==== Available data ====

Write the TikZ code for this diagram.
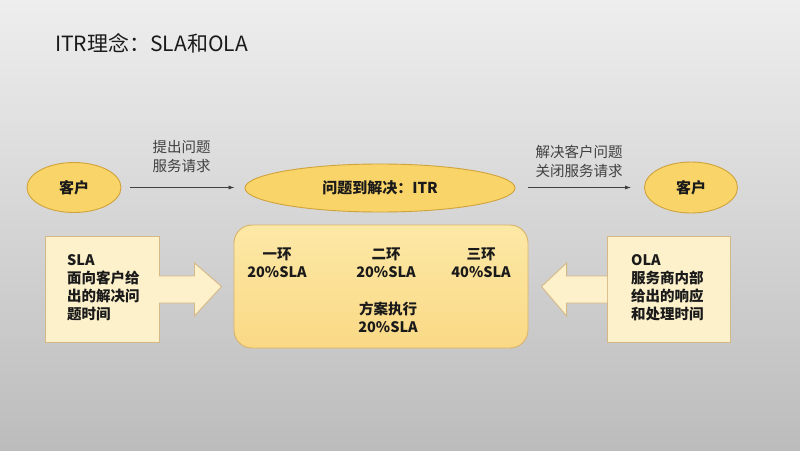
\documentclass[tikz,border=0pt]{standalone}
\usepackage{fontspec}
\setmainfont{Noto Sans CJK SC}
\usetikzlibrary{shapes.geometric,calc,arrows.meta}
\definecolor{bgtop}{HTML}{EEEEEE}
\definecolor{bgmid}{HTML}{E0E0E0}
\definecolor{bgbot}{HTML}{BCBCBC}
\definecolor{ellfill}{HTML}{F9D468}
\definecolor{elldraw}{HTML}{CFA33C}
\definecolor{boxfill}{HTML}{FDF1CC}
\definecolor{boxdraw}{HTML}{D6B886}
\definecolor{midtop}{HTML}{FCE8A6}
\definecolor{midbot}{HTML}{FAD985}
\definecolor{middraw}{HTML}{D9B36A}
\definecolor{txt}{HTML}{1A1A1A}
\definecolor{lbl}{HTML}{404040}
\tikzset{
  oval/.style={ellipse, fill=ellfill, draw=elldraw, line width=0.9pt, inner sep=0pt,
    font=\fontsize{15}{18}\selectfont\bfseries, text=txt},
  infobox/.style={rectangle, fill=boxfill, draw=boxdraw, line width=0.9pt, inner sep=0pt},
  blockarrow/.style={fill=boxfill, draw=boxdraw, line width=0.9pt, line join=miter},
  flow/.style={draw=lbl, line width=0.7pt, -{Latex[length=6pt,width=4pt]}},
  flowlabel/.style={font=\fontsize{14.5}{19}\selectfont, text=lbl, align=left, inner sep=0pt},
  boxtext/.style={font=\fontsize{14.5}{18}\selectfont\bfseries, text=txt, align=left, inner sep=0pt},
  midtext/.style={font=\fontsize{14.5}{18.5}\selectfont\bfseries, text=txt, align=center, inner sep=0pt}
}
\begin{document}
\begin{tikzpicture}[x=1pt,y=-1pt]
\useasboundingbox (0,0) rectangle (800,450);
\shade[top color=bgtop, middle color=bgmid, bottom color=bgbot] (0,0) rectangle (800,450);

\node[anchor=west, inner sep=0pt, font=\fontsize{21}{25}\selectfont, text=txt] (title) at (55,43) {ITR理念：SLA和OLA};

% main nodes
\node[oval, minimum width=94pt, minimum height=50pt] (c1) at (74,187.5) {客户};
\node[oval, minimum width=270pt, minimum height=48pt] (itr) at (380,188) {问题到解决：ITR};
\node[oval, minimum width=93pt, minimum height=51pt] (c2) at (691,187.5) {客户};

\node[rectangle, rounded corners=18pt, top color=midtop, bottom color=midbot, draw=middraw,
  line width=0.9pt, minimum width=294pt, minimum height=123pt, inner sep=0pt] (mid) at (381,286.5) {};

\node[infobox, minimum width=114pt, minimum height=106pt] (sla) at (102,289) {};
\node[infobox, minimum width=123pt, minimum height=106pt] (ola) at (668.5,289) {};

% block arrows
\draw[blockarrow] ($(sla.east)+(-0.5,-13)$) -- ($(sla.east)+(35,-13)$) -- ($(sla.east)+(35,-26)$)
  -- ($(mid.west)+(-12,0)$) -- ($(sla.east)+(35,27)$) -- ($(sla.east)+(35,14)$)
  -- ($(sla.east)+(-0.5,14)$);
\draw[blockarrow] ($(ola.west)+(0.5,-13)$) -- ($(ola.west)+(-40,-13)$) -- ($(ola.west)+(-40,-26)$)
  -- ($(mid.east)+(13,0)$) -- ($(ola.west)+(-40,27)$) -- ($(ola.west)+(-40,14)$)
  -- ($(ola.west)+(0.5,14)$);

% box texts
\node[boxtext, anchor=west] (slatext) at (67,288) {SLA\\面向客户给\\出的解决问\\题时间};
\node[boxtext, anchor=west] (olatext) at (631,288) {OLA\\服务商内部\\给出的响应\\和处理时间};

% middle box texts
\node[midtext] (r1) at (277,263) {一环\\20\%SLA};
\node[midtext] (r2) at (386,263) {二环\\20\%SLA};
\node[midtext] (r3) at (481,263) {三环\\40\%SLA};
\node[midtext] (r4) at (388,317.5) {方案执行\\20\%SLA};

% flow arrows
\draw[flow, shorten <=9pt, shorten >=10pt] (c1.east) -- (itr.west |- c1.east);
\draw[flow, shorten <=13pt, shorten >=13pt] (itr.east |- c2.west) -- (c2.west);

\node[flowlabel] (l1) at (181.5,156.5) {提出问题\\服务请求};
\node[flowlabel] (l2) at (579,161.5) {解决客户问题\\关闭服务请求};
\end{tikzpicture}
\end{document}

====

### Work to do
Images should not appear in the copy; retype the listing above exactly.

### Task solution
Write the TikZ code for this diagram.
\documentclass[tikz,border=0pt]{standalone}
\usepackage{fontspec}
\setmainfont{Noto Sans CJK SC}
\usetikzlibrary{shapes.geometric,calc,arrows.meta}
\definecolor{bgtop}{HTML}{EEEEEE}
\definecolor{bgmid}{HTML}{E0E0E0}
\definecolor{bgbot}{HTML}{BCBCBC}
\definecolor{ellfill}{HTML}{F9D468}
\definecolor{elldraw}{HTML}{CFA33C}
\definecolor{boxfill}{HTML}{FDF1CC}
\definecolor{boxdraw}{HTML}{D6B886}
\definecolor{midtop}{HTML}{FCE8A6}
\definecolor{midbot}{HTML}{FAD985}
\definecolor{middraw}{HTML}{D9B36A}
\definecolor{txt}{HTML}{1A1A1A}
\definecolor{lbl}{HTML}{404040}
\tikzset{
  oval/.style={ellipse, fill=ellfill, draw=elldraw, line width=0.9pt, inner sep=0pt,
    font=\fontsize{15}{18}\selectfont\bfseries, text=txt},
  infobox/.style={rectangle, fill=boxfill, draw=boxdraw, line width=0.9pt, inner sep=0pt},
  blockarrow/.style={fill=boxfill, draw=boxdraw, line width=0.9pt, line join=miter},
  flow/.style={draw=lbl, line width=0.7pt, -{Latex[length=6pt,width=4pt]}},
  flowlabel/.style={font=\fontsize{14.5}{19}\selectfont, text=lbl, align=left, inner sep=0pt},
  boxtext/.style={font=\fontsize{14.5}{18}\selectfont\bfseries, text=txt, align=left, inner sep=0pt},
  midtext/.style={font=\fontsize{14.5}{18.5}\selectfont\bfseries, text=txt, align=center, inner sep=0pt}
}
\begin{document}
\begin{tikzpicture}[x=1pt,y=-1pt]
\useasboundingbox (0,0) rectangle (800,450);
\shade[top color=bgtop, middle color=bgmid, bottom color=bgbot] (0,0) rectangle (800,450);

\node[anchor=west, inner sep=0pt, font=\fontsize{21}{25}\selectfont, text=txt] (title) at (55,43) {ITR理念：SLA和OLA};

% main nodes
\node[oval, minimum width=94pt, minimum height=50pt] (c1) at (74,187.5) {客户};
\node[oval, minimum width=270pt, minimum height=48pt] (itr) at (380,188) {问题到解决：ITR};
\node[oval, minimum width=93pt, minimum height=51pt] (c2) at (691,187.5) {客户};

\node[rectangle, rounded corners=18pt, top color=midtop, bottom color=midbot, draw=middraw,
  line width=0.9pt, minimum width=294pt, minimum height=123pt, inner sep=0pt] (mid) at (381,286.5) {};

\node[infobox, minimum width=114pt, minimum height=106pt] (sla) at (102,289) {};
\node[infobox, minimum width=123pt, minimum height=106pt] (ola) at (668.5,289) {};

% block arrows
\draw[blockarrow] ($(sla.east)+(-0.5,-13)$) -- ($(sla.east)+(35,-13)$) -- ($(sla.east)+(35,-26)$)
  -- ($(mid.west)+(-12,0)$) -- ($(sla.east)+(35,27)$) -- ($(sla.east)+(35,14)$)
  -- ($(sla.east)+(-0.5,14)$);
\draw[blockarrow] ($(ola.west)+(0.5,-13)$) -- ($(ola.west)+(-40,-13)$) -- ($(ola.west)+(-40,-26)$)
  -- ($(mid.east)+(13,0)$) -- ($(ola.west)+(-40,27)$) -- ($(ola.west)+(-40,14)$)
  -- ($(ola.west)+(0.5,14)$);

% box texts
\node[boxtext, anchor=west] (slatext) at (67,288) {SLA\\面向客户给\\出的解决问\\题时间};
\node[boxtext, anchor=west] (olatext) at (631,288) {OLA\\服务商内部\\给出的响应\\和处理时间};

% middle box texts
\node[midtext] (r1) at (277,263) {一环\\20\%SLA};
\node[midtext] (r2) at (386,263) {二环\\20\%SLA};
\node[midtext] (r3) at (481,263) {三环\\40\%SLA};
\node[midtext] (r4) at (388,317.5) {方案执行\\20\%SLA};

% flow arrows
\draw[flow, shorten <=9pt, shorten >=10pt] (c1.east) -- (itr.west |- c1.east);
\draw[flow, shorten <=13pt, shorten >=13pt] (itr.east |- c2.west) -- (c2.west);

\node[flowlabel] (l1) at (181.5,156.5) {提出问题\\服务请求};
\node[flowlabel] (l2) at (579,161.5) {解决客户问题\\关闭服务请求};
\end{tikzpicture}
\end{document}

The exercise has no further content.